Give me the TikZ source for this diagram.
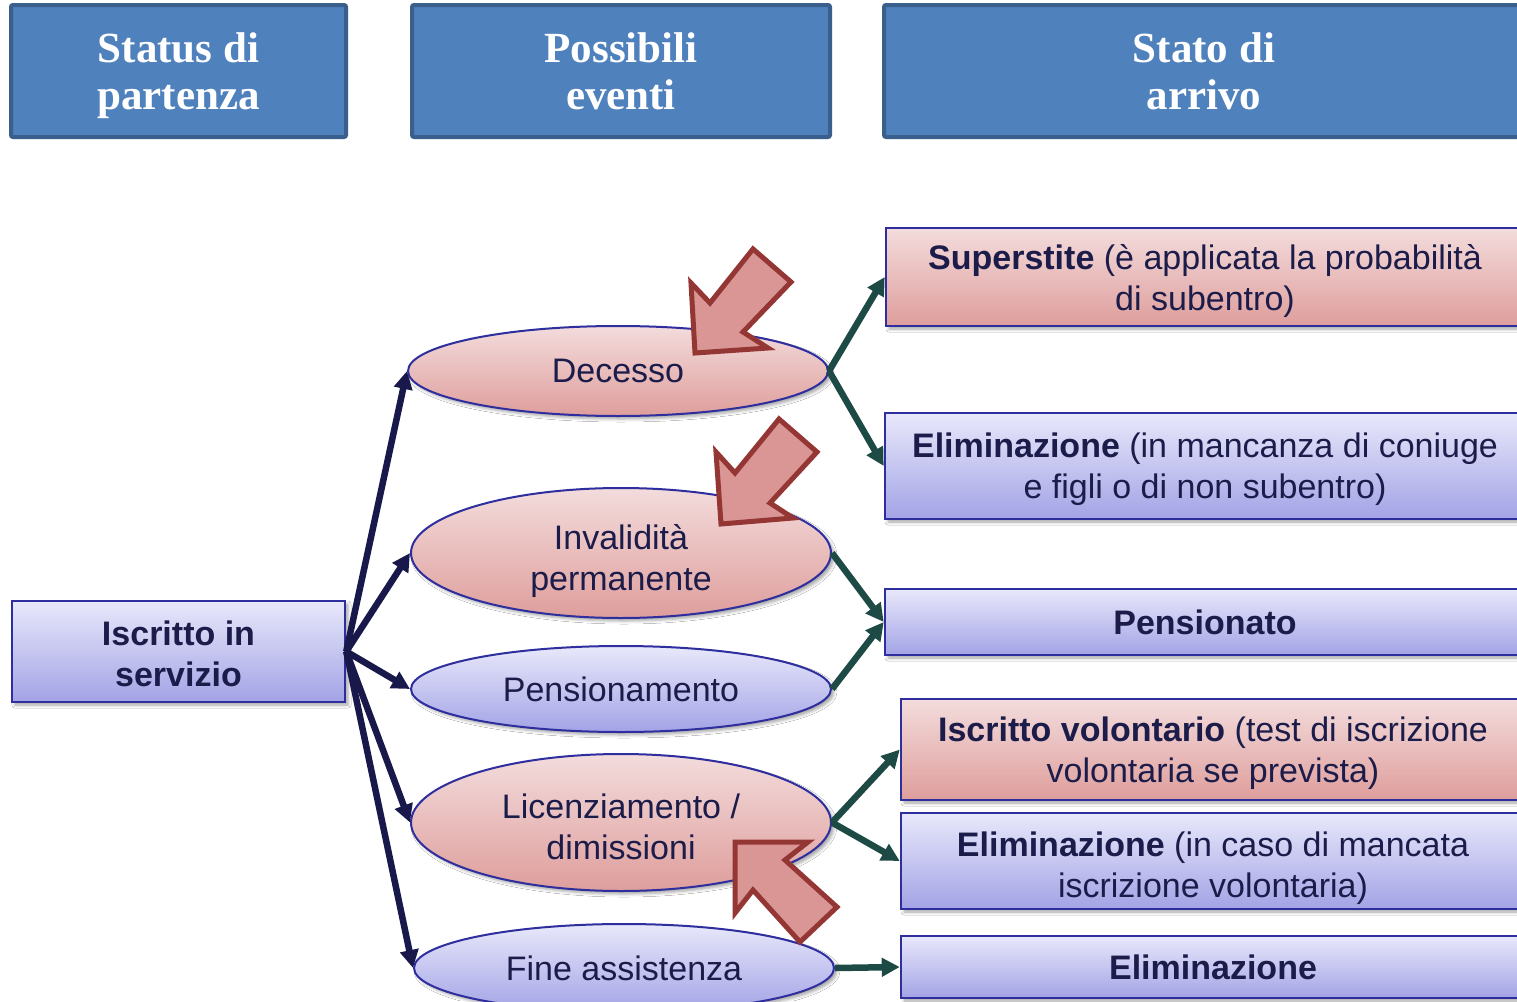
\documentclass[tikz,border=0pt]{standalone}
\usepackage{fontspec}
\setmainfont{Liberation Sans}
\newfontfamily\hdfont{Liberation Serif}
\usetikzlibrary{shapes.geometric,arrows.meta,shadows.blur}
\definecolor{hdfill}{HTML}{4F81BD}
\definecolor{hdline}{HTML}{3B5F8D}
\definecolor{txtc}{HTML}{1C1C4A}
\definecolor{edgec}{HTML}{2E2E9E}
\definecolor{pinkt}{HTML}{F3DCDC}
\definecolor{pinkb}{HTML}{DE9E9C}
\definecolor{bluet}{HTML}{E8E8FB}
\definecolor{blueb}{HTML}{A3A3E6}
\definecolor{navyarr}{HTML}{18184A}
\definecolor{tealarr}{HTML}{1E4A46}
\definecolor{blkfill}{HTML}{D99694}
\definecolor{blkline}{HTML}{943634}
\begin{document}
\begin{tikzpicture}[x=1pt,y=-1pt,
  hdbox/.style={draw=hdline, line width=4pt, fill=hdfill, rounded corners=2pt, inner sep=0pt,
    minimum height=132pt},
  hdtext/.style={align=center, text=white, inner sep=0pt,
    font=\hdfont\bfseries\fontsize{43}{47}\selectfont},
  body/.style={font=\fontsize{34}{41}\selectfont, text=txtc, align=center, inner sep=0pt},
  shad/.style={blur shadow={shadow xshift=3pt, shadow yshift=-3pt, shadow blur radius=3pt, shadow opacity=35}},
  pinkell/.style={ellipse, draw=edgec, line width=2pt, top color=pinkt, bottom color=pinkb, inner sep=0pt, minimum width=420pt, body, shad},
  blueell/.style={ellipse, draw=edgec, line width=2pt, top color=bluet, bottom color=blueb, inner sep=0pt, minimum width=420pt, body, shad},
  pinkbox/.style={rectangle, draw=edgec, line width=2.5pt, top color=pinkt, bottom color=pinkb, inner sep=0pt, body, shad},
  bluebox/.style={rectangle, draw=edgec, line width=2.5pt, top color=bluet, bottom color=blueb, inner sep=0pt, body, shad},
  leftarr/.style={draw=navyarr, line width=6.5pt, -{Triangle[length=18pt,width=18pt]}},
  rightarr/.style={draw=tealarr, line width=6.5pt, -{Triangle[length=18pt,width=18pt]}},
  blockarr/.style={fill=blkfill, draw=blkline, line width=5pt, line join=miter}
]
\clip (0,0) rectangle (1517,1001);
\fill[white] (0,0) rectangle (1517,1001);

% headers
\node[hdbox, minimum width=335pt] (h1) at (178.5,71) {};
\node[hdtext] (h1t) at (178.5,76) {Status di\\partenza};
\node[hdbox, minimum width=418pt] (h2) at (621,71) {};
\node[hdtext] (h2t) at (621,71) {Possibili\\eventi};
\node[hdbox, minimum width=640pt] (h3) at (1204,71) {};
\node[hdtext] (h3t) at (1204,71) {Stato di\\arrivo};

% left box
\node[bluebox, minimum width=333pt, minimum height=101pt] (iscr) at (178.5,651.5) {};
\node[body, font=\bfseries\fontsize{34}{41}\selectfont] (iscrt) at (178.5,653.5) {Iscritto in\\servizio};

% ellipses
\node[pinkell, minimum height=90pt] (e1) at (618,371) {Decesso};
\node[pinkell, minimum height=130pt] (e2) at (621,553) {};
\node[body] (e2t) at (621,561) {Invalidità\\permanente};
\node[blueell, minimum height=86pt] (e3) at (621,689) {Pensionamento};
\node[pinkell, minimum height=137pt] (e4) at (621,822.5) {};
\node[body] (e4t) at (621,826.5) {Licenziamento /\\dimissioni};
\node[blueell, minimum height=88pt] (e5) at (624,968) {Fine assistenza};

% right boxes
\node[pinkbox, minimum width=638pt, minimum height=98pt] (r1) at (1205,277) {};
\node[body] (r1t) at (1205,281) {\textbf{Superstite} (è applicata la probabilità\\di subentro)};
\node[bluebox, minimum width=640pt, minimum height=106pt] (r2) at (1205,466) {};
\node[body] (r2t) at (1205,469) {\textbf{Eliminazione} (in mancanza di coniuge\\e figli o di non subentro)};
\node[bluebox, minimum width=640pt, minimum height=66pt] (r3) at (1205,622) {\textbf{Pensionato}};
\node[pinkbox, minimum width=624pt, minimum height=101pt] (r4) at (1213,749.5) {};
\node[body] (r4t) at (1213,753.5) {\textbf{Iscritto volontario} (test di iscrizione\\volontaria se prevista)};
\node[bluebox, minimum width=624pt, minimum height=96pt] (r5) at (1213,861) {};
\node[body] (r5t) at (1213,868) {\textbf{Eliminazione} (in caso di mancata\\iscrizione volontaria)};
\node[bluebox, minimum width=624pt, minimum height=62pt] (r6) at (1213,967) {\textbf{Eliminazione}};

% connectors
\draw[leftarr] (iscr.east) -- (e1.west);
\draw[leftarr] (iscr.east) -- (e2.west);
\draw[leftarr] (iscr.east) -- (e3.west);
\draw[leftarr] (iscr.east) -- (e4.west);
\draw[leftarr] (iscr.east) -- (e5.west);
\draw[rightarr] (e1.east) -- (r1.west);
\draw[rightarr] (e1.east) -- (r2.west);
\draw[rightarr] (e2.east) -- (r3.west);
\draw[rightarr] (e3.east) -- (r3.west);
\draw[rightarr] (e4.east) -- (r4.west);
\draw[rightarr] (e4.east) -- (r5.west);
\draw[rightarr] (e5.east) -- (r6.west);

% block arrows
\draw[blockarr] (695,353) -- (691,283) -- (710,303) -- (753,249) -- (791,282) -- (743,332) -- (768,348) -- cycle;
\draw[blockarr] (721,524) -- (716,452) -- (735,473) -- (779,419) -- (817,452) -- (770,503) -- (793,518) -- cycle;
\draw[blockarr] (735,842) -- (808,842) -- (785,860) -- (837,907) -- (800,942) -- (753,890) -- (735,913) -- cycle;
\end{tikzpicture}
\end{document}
--
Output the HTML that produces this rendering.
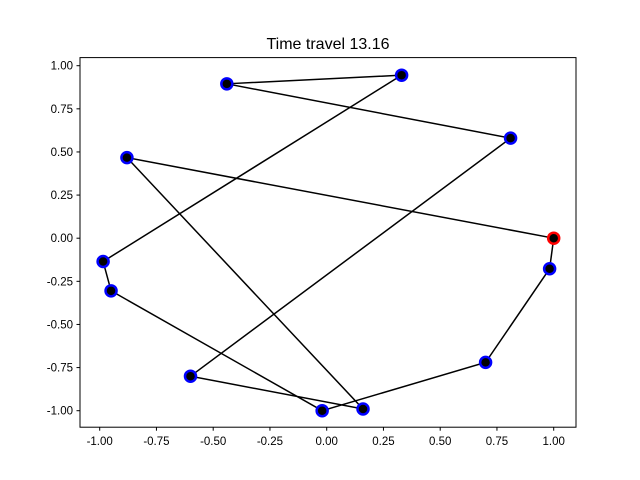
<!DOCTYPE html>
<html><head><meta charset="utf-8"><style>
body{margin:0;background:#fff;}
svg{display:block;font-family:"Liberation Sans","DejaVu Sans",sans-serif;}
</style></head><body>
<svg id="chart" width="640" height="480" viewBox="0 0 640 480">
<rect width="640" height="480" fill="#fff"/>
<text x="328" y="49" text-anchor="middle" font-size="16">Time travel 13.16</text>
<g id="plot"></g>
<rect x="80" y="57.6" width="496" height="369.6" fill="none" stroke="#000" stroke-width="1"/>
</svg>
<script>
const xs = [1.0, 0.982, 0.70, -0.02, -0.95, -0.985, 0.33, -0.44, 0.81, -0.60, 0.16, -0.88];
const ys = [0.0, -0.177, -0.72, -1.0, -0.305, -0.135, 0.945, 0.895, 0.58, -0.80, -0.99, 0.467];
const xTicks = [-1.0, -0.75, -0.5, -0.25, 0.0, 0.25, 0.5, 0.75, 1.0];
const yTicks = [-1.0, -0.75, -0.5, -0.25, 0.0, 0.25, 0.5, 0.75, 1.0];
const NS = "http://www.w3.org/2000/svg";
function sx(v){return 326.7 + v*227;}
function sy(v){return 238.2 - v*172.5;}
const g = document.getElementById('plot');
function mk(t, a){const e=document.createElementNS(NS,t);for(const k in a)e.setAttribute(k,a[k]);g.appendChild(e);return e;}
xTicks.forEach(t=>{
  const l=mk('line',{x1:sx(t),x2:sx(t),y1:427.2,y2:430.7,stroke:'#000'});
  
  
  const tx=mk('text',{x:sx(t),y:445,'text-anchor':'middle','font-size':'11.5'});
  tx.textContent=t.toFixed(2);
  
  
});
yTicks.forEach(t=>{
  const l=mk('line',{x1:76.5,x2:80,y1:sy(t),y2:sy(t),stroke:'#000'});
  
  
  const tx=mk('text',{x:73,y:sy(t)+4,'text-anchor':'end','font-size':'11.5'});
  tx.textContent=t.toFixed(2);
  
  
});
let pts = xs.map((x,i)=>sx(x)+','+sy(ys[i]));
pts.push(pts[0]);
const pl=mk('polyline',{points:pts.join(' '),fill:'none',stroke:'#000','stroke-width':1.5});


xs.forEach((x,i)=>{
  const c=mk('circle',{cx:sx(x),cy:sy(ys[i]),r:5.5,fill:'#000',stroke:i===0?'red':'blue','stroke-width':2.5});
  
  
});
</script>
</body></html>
--
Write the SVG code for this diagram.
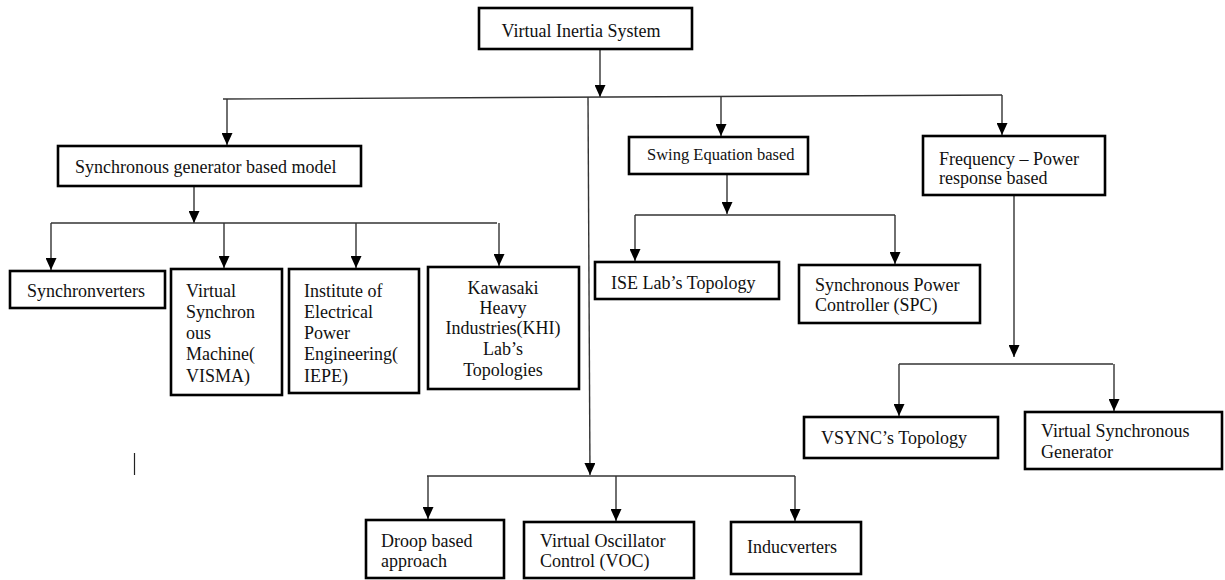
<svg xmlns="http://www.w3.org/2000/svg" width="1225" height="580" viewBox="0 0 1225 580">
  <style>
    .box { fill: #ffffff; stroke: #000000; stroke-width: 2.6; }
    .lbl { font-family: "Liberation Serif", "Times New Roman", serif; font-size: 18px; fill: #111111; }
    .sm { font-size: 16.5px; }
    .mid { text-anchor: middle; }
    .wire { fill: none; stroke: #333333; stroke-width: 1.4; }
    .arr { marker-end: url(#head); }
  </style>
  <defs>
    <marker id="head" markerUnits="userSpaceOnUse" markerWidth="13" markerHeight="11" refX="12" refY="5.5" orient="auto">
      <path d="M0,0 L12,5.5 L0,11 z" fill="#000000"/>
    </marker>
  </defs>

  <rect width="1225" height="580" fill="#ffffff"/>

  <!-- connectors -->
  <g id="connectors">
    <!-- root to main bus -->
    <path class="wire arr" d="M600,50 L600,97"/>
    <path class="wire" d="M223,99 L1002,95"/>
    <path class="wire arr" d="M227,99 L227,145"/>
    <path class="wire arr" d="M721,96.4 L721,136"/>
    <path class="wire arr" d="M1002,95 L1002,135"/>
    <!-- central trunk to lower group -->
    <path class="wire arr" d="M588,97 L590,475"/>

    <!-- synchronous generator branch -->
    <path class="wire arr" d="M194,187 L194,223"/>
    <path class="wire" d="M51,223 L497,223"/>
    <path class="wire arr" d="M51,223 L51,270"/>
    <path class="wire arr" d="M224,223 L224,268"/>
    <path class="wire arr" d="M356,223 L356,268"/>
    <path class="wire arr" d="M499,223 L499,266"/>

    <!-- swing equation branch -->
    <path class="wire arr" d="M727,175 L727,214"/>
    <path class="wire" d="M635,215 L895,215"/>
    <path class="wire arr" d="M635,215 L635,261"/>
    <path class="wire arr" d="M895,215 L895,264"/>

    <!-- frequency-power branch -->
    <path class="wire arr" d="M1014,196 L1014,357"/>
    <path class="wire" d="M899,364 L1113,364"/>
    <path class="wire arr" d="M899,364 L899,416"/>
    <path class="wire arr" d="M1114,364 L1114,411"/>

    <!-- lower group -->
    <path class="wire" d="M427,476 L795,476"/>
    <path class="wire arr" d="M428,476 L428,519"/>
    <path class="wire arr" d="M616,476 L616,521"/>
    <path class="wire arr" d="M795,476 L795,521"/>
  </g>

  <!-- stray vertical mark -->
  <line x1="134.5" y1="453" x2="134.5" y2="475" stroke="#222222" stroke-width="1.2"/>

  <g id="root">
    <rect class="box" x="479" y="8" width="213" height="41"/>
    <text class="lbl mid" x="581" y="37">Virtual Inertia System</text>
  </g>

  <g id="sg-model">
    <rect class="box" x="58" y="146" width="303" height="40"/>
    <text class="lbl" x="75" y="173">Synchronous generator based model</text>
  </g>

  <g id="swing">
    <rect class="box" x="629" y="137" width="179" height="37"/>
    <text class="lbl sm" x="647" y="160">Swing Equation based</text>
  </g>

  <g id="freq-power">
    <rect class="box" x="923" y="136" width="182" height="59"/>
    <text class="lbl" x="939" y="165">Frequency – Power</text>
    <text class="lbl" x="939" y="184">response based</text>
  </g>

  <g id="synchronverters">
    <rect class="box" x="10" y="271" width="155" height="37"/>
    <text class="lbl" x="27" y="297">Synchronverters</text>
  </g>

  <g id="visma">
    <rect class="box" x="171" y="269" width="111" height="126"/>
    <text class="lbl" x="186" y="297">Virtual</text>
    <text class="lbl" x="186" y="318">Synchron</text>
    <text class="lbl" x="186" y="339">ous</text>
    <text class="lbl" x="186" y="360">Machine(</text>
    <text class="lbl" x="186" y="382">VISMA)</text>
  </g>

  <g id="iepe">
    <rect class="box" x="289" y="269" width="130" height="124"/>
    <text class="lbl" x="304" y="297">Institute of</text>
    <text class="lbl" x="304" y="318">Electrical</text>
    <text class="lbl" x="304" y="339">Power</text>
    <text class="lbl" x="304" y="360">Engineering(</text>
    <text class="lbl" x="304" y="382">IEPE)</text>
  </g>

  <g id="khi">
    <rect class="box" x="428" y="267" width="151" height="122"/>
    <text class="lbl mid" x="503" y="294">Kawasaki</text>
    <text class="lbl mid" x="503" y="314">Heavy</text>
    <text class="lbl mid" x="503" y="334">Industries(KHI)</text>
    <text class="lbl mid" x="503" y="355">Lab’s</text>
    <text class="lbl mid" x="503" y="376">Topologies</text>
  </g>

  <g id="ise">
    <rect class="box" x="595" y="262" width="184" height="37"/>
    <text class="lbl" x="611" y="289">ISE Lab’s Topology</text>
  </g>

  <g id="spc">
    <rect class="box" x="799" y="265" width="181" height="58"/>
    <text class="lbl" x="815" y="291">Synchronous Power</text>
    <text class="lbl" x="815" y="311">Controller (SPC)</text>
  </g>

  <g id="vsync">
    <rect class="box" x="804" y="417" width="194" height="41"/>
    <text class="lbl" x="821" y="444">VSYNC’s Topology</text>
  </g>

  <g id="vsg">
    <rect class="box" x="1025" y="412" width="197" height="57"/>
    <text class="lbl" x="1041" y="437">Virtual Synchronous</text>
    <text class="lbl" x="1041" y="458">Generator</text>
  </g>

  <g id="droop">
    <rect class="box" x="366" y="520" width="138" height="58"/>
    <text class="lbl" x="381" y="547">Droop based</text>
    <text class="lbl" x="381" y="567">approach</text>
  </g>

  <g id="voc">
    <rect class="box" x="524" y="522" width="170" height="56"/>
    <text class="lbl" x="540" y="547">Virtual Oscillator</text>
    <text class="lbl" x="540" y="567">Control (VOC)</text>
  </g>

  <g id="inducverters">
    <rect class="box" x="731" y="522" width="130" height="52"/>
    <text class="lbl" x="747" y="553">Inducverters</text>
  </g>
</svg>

# CHALLENGE
In the listing above, find the line containing "Output the HTML that produces this rendering." and the line containing "</body></html>", then output those two lines and everything between them exactly as written, without the images.

# RIGHT ANSWER
Output the HTML that produces this rendering.
<!DOCTYPE html>
<html><head><meta charset="utf-8"><style>
body{margin:0;background:#fff;}
svg{display:block;font-family:"Liberation Sans","DejaVu Sans",sans-serif;}
</style></head><body>
<svg id="chart" width="640" height="480" viewBox="0 0 640 480">
<rect width="640" height="480" fill="#fff"/>
<text x="328" y="49" text-anchor="middle" font-size="16">Time travel 13.16</text>
<g id="plot"></g>
<rect x="80" y="57.6" width="496" height="369.6" fill="none" stroke="#000" stroke-width="1"/>
</svg>
<script>
const xs = [1.0, 0.982, 0.70, -0.02, -0.95, -0.985, 0.33, -0.44, 0.81, -0.60, 0.16, -0.88];
const ys = [0.0, -0.177, -0.72, -1.0, -0.305, -0.135, 0.945, 0.895, 0.58, -0.80, -0.99, 0.467];
const xTicks = [-1.0, -0.75, -0.5, -0.25, 0.0, 0.25, 0.5, 0.75, 1.0];
const yTicks = [-1.0, -0.75, -0.5, -0.25, 0.0, 0.25, 0.5, 0.75, 1.0];
const NS = "http://www.w3.org/2000/svg";
function sx(v){return 326.7 + v*227;}
function sy(v){return 238.2 - v*172.5;}
const g = document.getElementById('plot');
function mk(t, a){const e=document.createElementNS(NS,t);for(const k in a)e.setAttribute(k,a[k]);g.appendChild(e);return e;}
xTicks.forEach(t=>{
  const l=mk('line',{x1:sx(t),x2:sx(t),y1:427.2,y2:430.7,stroke:'#000'});
  
  
  const tx=mk('text',{x:sx(t),y:445,'text-anchor':'middle','font-size':'11.5'});
  tx.textContent=t.toFixed(2);
  
  
});
yTicks.forEach(t=>{
  const l=mk('line',{x1:76.5,x2:80,y1:sy(t),y2:sy(t),stroke:'#000'});
  
  
  const tx=mk('text',{x:73,y:sy(t)+4,'text-anchor':'end','font-size':'11.5'});
  tx.textContent=t.toFixed(2);
  
  
});
let pts = xs.map((x,i)=>sx(x)+','+sy(ys[i]));
pts.push(pts[0]);
const pl=mk('polyline',{points:pts.join(' '),fill:'none',stroke:'#000','stroke-width':1.5});


xs.forEach((x,i)=>{
  const c=mk('circle',{cx:sx(x),cy:sy(ys[i]),r:5.5,fill:'#000',stroke:i===0?'red':'blue','stroke-width':2.5});
  
  
});
</script>
</body></html>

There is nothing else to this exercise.